Candidate information is beginning to appear on Ukraine's Central Electoral Commission site. The re-introduction of the mixed system is likely to enhance the importance of candidate connections to regional constituencies as competitors seek ways to increase electability. Although the previous two elections used rules that de-emphasized local connections, parties appeared to be mindful of the importance of nominating candidates with regional ties on their national lists. The local capacity that parties and politicians have developed over the last few cycles should be especially useful in the upcoming election.

I generated the following maps using data collected from the Central Electoral Commission (in a collaboration with Nazar Boyko). The first map displays reported candidate residency from the 2007 snap elections for 1,899 candidates with clearly defined location data (apologies for the pie charts, but the BatchGeo platform uses them as a standard tool to display data. As a side note, pie charts have their detractors and proponents...).

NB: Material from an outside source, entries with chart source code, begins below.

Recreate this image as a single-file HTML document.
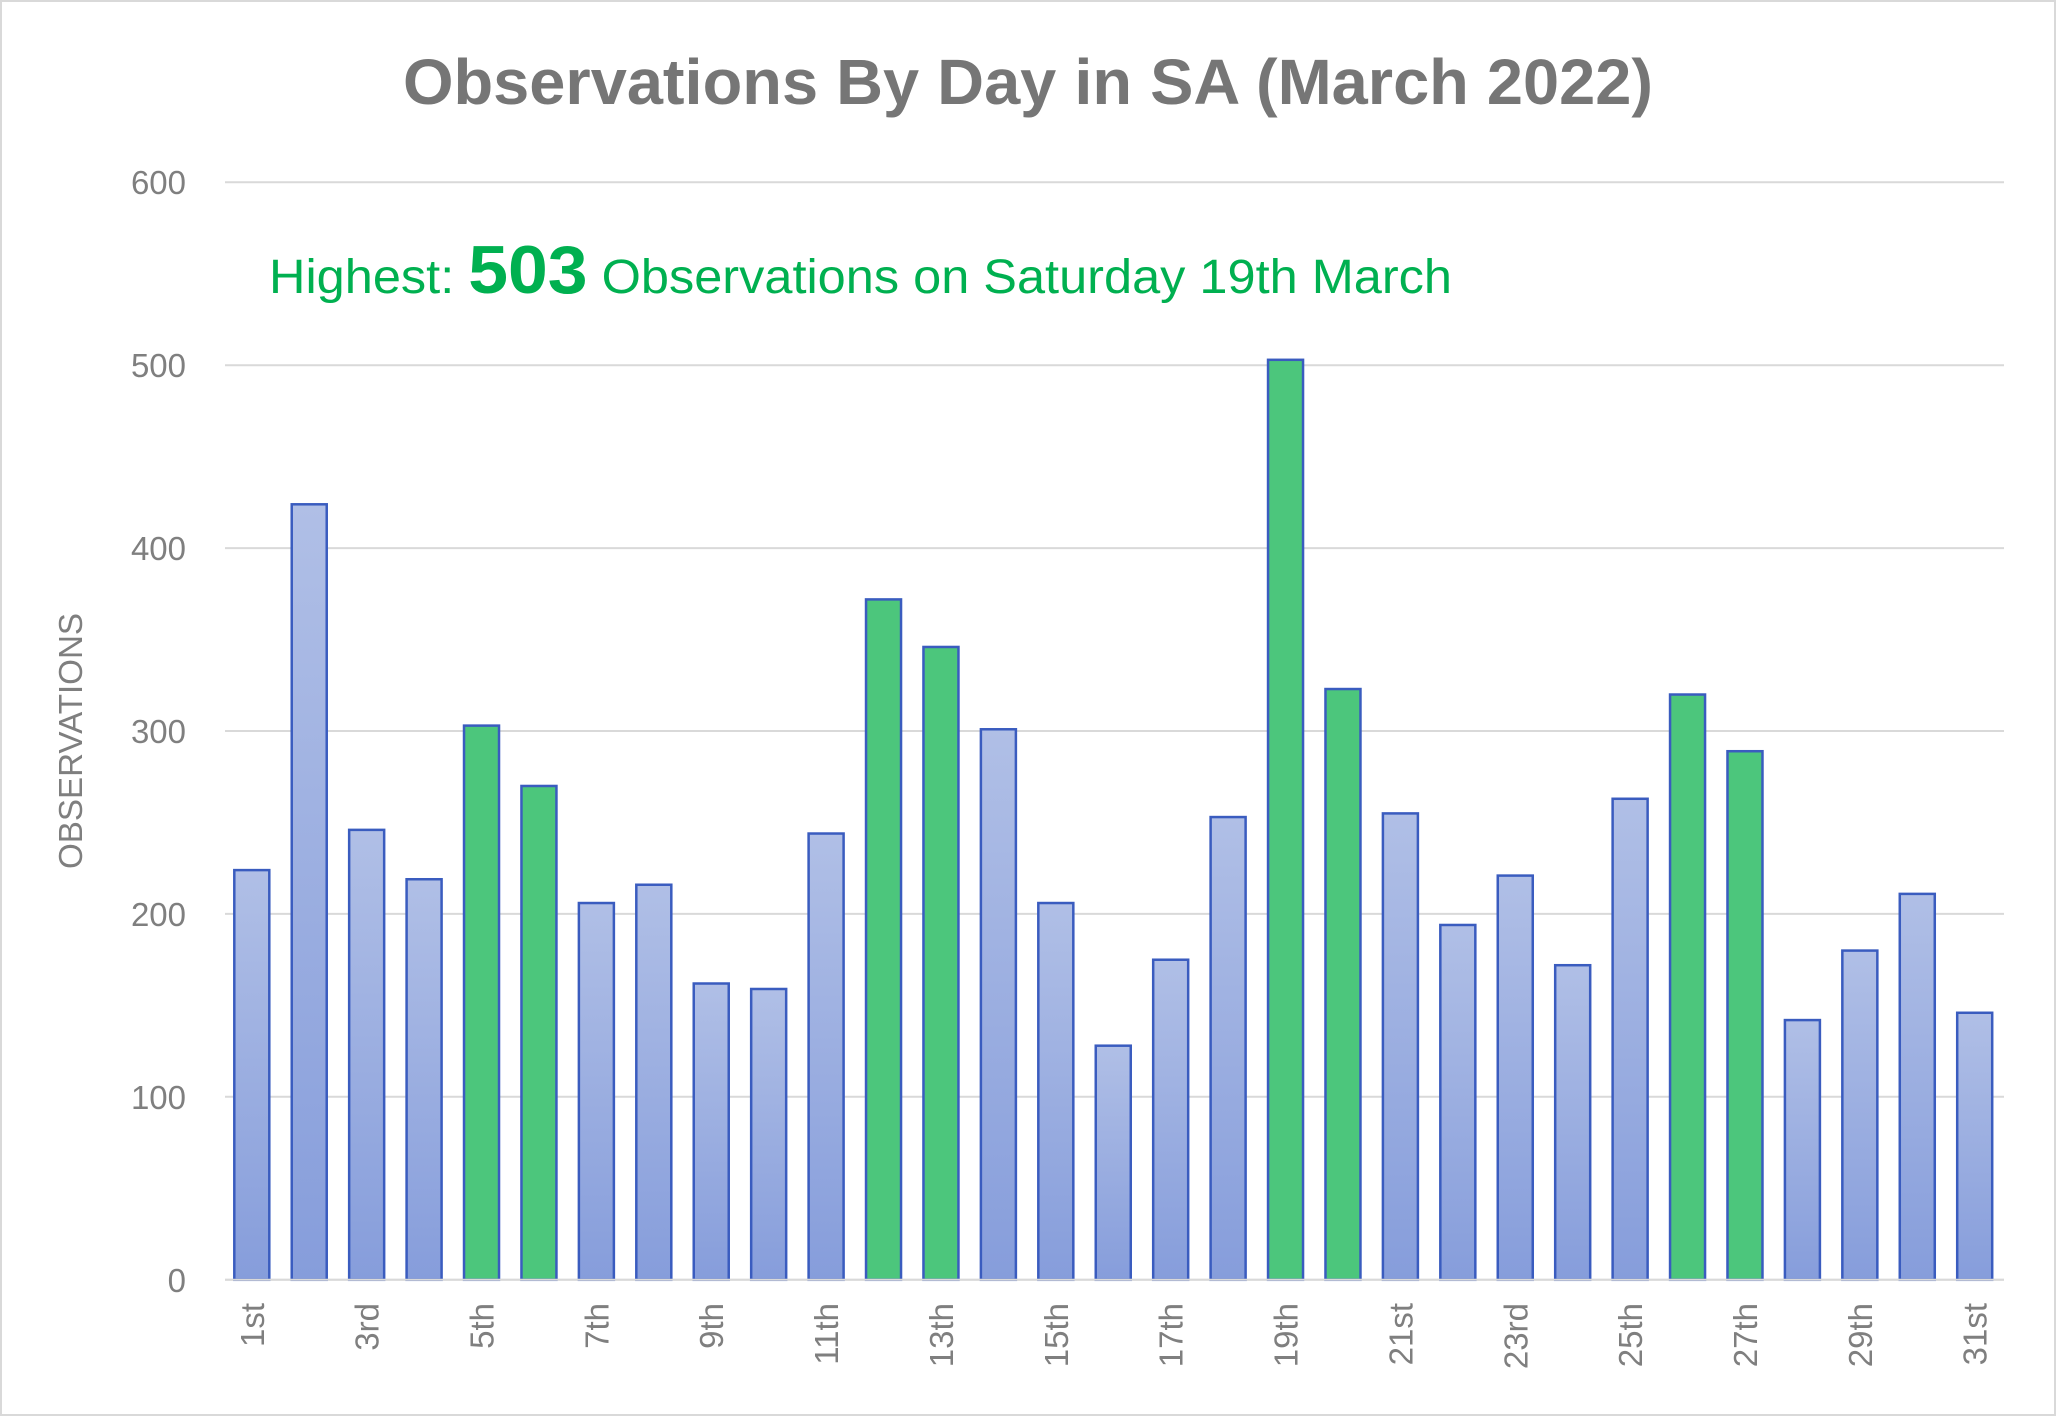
<!DOCTYPE html>
<html><head><meta charset="utf-8"><style>
html,body{margin:0;padding:0;background:#fff;}
svg{display:block;}
</style></head><body>
<svg width="2056" height="1416" viewBox="0 0 2056 1416" xmlns="http://www.w3.org/2000/svg" font-family="Liberation Sans, sans-serif">
<defs>
<linearGradient id="bg" x1="0" y1="0" x2="0" y2="1"><stop offset="0" stop-color="#b0bfe6"/><stop offset="1" stop-color="#869ddb"/></linearGradient>
</defs>
<rect x="1" y="1" width="2054" height="1414" fill="#fff" stroke="#d9d9d9" stroke-width="2"/>
<text x="403" y="104" textLength="1250" lengthAdjust="spacingAndGlyphs" font-size="64" font-weight="bold" fill="#767676">Observations By Day in SA (March 2022)</text>
<g stroke="#d9d9d9" stroke-width="2">
<line x1="225" y1="182.3" x2="2004" y2="182.3"/>
<line x1="225" y1="365.2" x2="2004" y2="365.2"/>
<line x1="225" y1="548.1" x2="2004" y2="548.1"/>
<line x1="225" y1="731.0" x2="2004" y2="731.0"/>
<line x1="225" y1="913.9" x2="2004" y2="913.9"/>
<line x1="225" y1="1096.8" x2="2004" y2="1096.8"/>
<line x1="225" y1="1279.8" x2="2004" y2="1279.8"/>
</g>
<g font-size="33" fill="#7f7f7f" text-anchor="end">
<text x="186" y="194">600</text><text x="186" y="377">500</text><text x="186" y="560">400</text>
<text x="186" y="743">300</text><text x="186" y="926">200</text><text x="186" y="1109">100</text><text x="186" y="1292">0</text>
</g>
<text transform="translate(82,741) rotate(-90)" text-anchor="middle" font-size="33" fill="#7f7f7f" textLength="256" lengthAdjust="spacingAndGlyphs">OBSERVATIONS</text>
<text x="269" y="293" font-size="48" fill="#00b050" textLength="1183" lengthAdjust="spacingAndGlyphs">Highest: <tspan font-size="68" font-weight="bold">503</tspan> Observations on Saturday 19th March</text>
<g id="bars" stroke="#3a5cbf" stroke-width="2.5"></g>
<g id="xl" font-size="33" fill="#7f7f7f"></g>
<script>
var v=[224,424,246,219,303,270,206,216,162,159,244,372,346,301,206,128,175,253,503,323,255,194,221,172,263,320,289,142,180,211,146];
var g=[5,6,12,13,19,20,26,27];
var suf=function(d){if(d==1||d==21||d==31)return 'st';if(d==2||d==22)return 'nd';if(d==3||d==23)return 'rd';return 'th';};
var ns='http://www.w3.org/2000/svg',B=document.getElementById('bars'),X=document.getElementById('xl');
for(var i=0;i<31;i++){var cx=251.8+i*57.43,h=v[i]*1.829,r=document.createElementNS(ns,'rect');
r.setAttribute('x',cx-17.5);r.setAttribute('y',1279.8-h);r.setAttribute('width',35);r.setAttribute('height',h);
r.setAttribute('fill',g.indexOf(i+1)>=0?'#4cc67c':'url(#bg)');B.appendChild(r);
if(i%2==0){var t=document.createElementNS(ns,'text');t.setAttribute('transform','translate('+(cx+12)+',1303) rotate(-90)');
t.setAttribute('text-anchor','end');t.textContent=(i+1)+suf(i+1);X.appendChild(t);}}
</script>
<line x1="225" y1="1279.8" x2="2004" y2="1279.8" stroke="#d9d9d9" stroke-width="2"/>
</svg>
</body></html>
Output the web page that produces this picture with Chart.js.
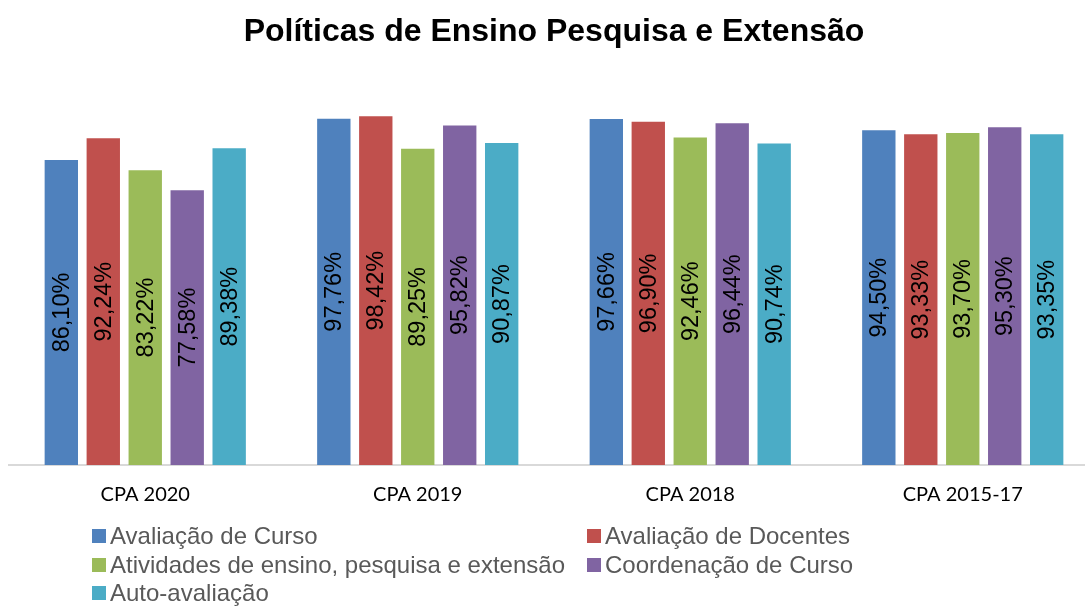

View Ukraine Residency 2007 by Party in a full screen map

While more than a third of candidates declared Kyiv or its environs to be their place of residence, the remaining candidates were distributed in all corners of Ukraine. Regional divisions are unsurprisingly evident, with the Party of Regions and Communists offering a higher proportion of candidates claiming eastern residency than other parties, and Our Ukraine-People's Self Defense and the Bloc of Yuliya Tymoshenko offering a higher proportion of candidates claiming western residency. These data suggest that the major parties have developed local capacity across the country that could be valuable under the mixed system.

The picture from 2007 is a bit different when we look at winners: Kyiv residency is dominant, accounting for more than half of all elected deputies. The Party of Regions is better represented through the reported residency of its elected deputies in some eastern areas (e.g., Donetsk) and the opposition is better represented in western areas (e.g., BYuT in Galicia). But, parties can also claim elected deputies who report residency in "enemy" territory.

View Ukraine 2007 Residency by Party (Winners) in a full screen map

Of course, the party system has changed in important ways since 2007, especially for the opposition, with the decline of OU-PSD, the collaboration of BYuT and Yatseniuk's Front of Change, and the independent participation of UDAR. It is also important to note that residency and localness may not have been decisive the last time the mixed system was used. In 2002, two-thirds of candidates in single-member districts (2,133 of 3,086) claimed residency in or around the districts they contested. However, 126 of the 223 district deputies initially elected did not claim local ties, compared to 97 who did. I plan to do some additional analysis, taking into account various factors such as the choice set in the districts, the qualities of candidates, and so on. But, as we look toward the 2012 parliamentary election, it will be instructive to see how party nominations reflect regional connections.

Note: The maps have some missing values, generally due to coding (either information availability or geocoding problems). In some cases, the geocoder could not identify villages. I will explore these issues as they may be a function of transliteration choices.